-- Problem requirements --
Print nothing but the lines from the start of the listing below through the line that contains "30, 14, 4];". Do not include the pictures.

-- Given material --
○ ○ ○ ○ ○
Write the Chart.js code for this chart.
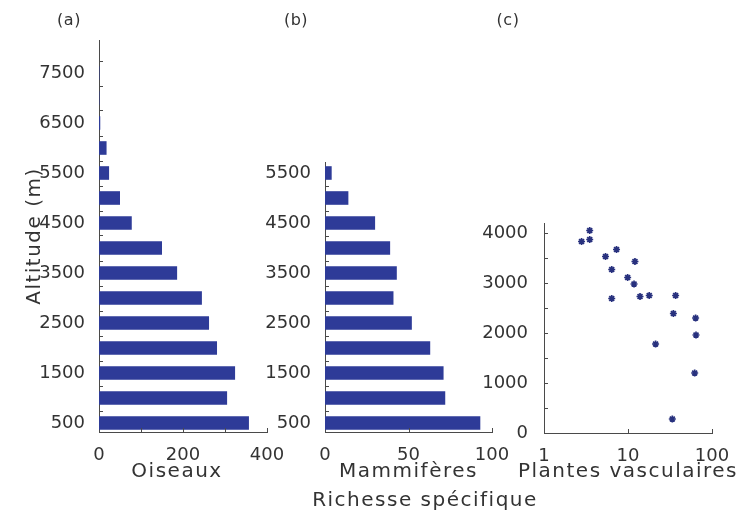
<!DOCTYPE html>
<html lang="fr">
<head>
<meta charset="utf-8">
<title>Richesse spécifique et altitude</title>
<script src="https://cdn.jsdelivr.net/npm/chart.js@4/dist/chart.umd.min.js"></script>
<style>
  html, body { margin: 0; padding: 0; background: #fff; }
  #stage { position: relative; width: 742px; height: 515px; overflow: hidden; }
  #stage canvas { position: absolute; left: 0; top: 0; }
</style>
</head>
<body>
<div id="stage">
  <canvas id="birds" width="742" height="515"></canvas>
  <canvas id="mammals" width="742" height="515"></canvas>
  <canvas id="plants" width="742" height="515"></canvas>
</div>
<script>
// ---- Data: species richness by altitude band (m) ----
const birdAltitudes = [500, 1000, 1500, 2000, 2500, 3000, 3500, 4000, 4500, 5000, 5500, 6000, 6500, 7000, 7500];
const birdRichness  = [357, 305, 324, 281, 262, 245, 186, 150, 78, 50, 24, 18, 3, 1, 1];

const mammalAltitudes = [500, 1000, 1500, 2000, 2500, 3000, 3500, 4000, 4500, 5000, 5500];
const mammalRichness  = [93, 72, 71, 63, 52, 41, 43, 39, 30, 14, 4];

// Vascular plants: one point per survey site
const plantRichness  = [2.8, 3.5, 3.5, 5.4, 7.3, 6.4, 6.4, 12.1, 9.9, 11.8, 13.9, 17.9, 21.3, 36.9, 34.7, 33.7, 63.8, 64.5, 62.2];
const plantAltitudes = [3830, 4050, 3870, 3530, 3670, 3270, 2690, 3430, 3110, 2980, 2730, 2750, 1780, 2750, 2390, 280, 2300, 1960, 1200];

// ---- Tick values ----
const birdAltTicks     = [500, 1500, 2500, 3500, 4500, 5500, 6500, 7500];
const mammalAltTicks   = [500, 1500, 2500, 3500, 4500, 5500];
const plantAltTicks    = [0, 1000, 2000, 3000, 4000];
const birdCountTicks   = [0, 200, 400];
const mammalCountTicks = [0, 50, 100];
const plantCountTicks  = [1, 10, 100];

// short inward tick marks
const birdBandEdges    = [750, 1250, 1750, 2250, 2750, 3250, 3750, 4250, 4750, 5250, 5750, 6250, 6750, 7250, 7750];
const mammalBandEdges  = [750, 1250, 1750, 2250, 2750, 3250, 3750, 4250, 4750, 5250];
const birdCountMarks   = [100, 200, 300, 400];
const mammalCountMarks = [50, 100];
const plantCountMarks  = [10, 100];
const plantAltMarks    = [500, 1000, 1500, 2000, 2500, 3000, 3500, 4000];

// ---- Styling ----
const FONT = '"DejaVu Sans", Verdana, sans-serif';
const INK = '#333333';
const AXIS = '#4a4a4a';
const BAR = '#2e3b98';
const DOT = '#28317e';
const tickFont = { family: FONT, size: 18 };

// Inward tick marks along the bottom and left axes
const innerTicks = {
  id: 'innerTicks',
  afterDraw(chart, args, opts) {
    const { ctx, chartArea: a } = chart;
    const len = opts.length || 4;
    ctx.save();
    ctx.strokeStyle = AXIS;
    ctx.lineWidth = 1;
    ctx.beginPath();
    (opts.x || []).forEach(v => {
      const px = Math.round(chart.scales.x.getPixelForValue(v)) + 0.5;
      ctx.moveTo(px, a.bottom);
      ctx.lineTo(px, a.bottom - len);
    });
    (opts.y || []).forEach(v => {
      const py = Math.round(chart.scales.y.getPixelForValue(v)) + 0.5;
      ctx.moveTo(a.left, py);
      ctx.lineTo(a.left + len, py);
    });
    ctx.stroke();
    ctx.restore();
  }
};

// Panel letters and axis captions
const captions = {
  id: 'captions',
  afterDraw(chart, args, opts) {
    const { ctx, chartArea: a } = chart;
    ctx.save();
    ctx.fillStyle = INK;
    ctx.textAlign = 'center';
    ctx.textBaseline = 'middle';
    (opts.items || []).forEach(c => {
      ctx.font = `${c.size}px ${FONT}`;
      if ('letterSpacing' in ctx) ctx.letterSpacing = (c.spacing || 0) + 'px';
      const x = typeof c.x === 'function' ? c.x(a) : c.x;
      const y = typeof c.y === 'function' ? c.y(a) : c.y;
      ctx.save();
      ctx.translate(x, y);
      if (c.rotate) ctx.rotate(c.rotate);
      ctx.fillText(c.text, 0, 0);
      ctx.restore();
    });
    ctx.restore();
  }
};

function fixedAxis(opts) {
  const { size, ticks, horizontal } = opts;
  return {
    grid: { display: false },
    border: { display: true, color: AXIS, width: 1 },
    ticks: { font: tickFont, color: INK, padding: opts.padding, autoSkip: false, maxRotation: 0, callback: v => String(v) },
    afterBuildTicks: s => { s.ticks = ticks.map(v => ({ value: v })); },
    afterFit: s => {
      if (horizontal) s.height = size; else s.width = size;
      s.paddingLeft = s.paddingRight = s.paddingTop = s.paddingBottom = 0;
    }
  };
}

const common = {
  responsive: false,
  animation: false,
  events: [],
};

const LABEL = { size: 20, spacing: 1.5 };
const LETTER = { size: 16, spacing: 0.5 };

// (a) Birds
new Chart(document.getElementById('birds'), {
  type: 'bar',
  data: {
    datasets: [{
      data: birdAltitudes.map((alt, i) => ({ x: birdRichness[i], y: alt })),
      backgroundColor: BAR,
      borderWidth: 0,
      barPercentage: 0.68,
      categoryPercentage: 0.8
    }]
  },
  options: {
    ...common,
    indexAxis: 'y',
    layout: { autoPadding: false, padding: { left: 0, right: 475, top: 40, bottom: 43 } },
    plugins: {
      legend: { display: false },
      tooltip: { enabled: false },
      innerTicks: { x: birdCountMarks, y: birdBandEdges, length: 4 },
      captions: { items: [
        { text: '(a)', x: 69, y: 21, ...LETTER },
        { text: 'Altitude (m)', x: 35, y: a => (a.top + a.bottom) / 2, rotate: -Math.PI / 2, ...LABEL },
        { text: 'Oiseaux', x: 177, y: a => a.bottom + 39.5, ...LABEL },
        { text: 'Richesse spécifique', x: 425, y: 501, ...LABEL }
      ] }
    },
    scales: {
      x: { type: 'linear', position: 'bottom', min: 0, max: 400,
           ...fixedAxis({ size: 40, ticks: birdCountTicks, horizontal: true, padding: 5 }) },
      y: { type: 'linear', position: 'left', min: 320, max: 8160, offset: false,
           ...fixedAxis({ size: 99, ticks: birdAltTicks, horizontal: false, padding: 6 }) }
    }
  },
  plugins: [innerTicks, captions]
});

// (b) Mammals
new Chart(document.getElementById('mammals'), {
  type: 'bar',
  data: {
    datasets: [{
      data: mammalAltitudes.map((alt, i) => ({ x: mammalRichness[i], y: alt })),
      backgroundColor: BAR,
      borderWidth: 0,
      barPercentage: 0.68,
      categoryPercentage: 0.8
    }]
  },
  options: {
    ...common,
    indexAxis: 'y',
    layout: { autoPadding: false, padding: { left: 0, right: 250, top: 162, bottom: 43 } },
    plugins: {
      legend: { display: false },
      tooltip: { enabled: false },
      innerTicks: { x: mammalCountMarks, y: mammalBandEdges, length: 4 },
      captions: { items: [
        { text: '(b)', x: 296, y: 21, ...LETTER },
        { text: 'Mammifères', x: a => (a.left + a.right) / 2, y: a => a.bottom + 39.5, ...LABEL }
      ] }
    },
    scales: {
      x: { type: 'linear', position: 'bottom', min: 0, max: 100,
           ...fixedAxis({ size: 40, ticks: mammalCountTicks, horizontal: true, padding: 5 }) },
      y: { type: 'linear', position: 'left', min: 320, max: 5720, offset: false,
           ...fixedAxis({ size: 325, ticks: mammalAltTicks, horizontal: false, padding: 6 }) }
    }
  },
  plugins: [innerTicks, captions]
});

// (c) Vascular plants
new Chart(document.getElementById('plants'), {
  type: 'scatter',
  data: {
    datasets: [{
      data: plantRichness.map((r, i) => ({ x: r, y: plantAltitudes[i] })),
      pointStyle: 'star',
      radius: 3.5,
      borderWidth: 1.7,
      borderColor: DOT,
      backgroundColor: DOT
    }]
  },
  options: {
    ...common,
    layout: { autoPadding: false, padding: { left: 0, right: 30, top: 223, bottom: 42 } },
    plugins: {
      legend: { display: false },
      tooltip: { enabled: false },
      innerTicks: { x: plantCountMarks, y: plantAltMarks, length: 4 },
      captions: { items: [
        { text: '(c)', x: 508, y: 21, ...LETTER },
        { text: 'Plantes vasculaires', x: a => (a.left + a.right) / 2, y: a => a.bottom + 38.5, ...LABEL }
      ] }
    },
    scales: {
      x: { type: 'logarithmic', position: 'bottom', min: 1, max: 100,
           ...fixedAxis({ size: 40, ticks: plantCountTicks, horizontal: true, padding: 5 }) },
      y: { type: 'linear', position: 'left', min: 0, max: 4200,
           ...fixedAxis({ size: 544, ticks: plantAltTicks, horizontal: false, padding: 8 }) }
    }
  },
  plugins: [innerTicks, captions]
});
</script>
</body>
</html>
○ ○ ○ ○ ○
-- Complete answer --
Write the Chart.js code for this chart.
<!DOCTYPE html>
<html lang="fr">
<head>
<meta charset="utf-8">
<title>Richesse spécifique et altitude</title>
<script src="https://cdn.jsdelivr.net/npm/chart.js@4/dist/chart.umd.min.js"></script>
<style>
  html, body { margin: 0; padding: 0; background: #fff; }
  #stage { position: relative; width: 742px; height: 515px; overflow: hidden; }
  #stage canvas { position: absolute; left: 0; top: 0; }
</style>
</head>
<body>
<div id="stage">
  <canvas id="birds" width="742" height="515"></canvas>
  <canvas id="mammals" width="742" height="515"></canvas>
  <canvas id="plants" width="742" height="515"></canvas>
</div>
<script>
// ---- Data: species richness by altitude band (m) ----
const birdAltitudes = [500, 1000, 1500, 2000, 2500, 3000, 3500, 4000, 4500, 5000, 5500, 6000, 6500, 7000, 7500];
const birdRichness  = [357, 305, 324, 281, 262, 245, 186, 150, 78, 50, 24, 18, 3, 1, 1];

const mammalAltitudes = [500, 1000, 1500, 2000, 2500, 3000, 3500, 4000, 4500, 5000, 5500];
const mammalRichness  = [93, 72, 71, 63, 52, 41, 43, 39, 30, 14, 4];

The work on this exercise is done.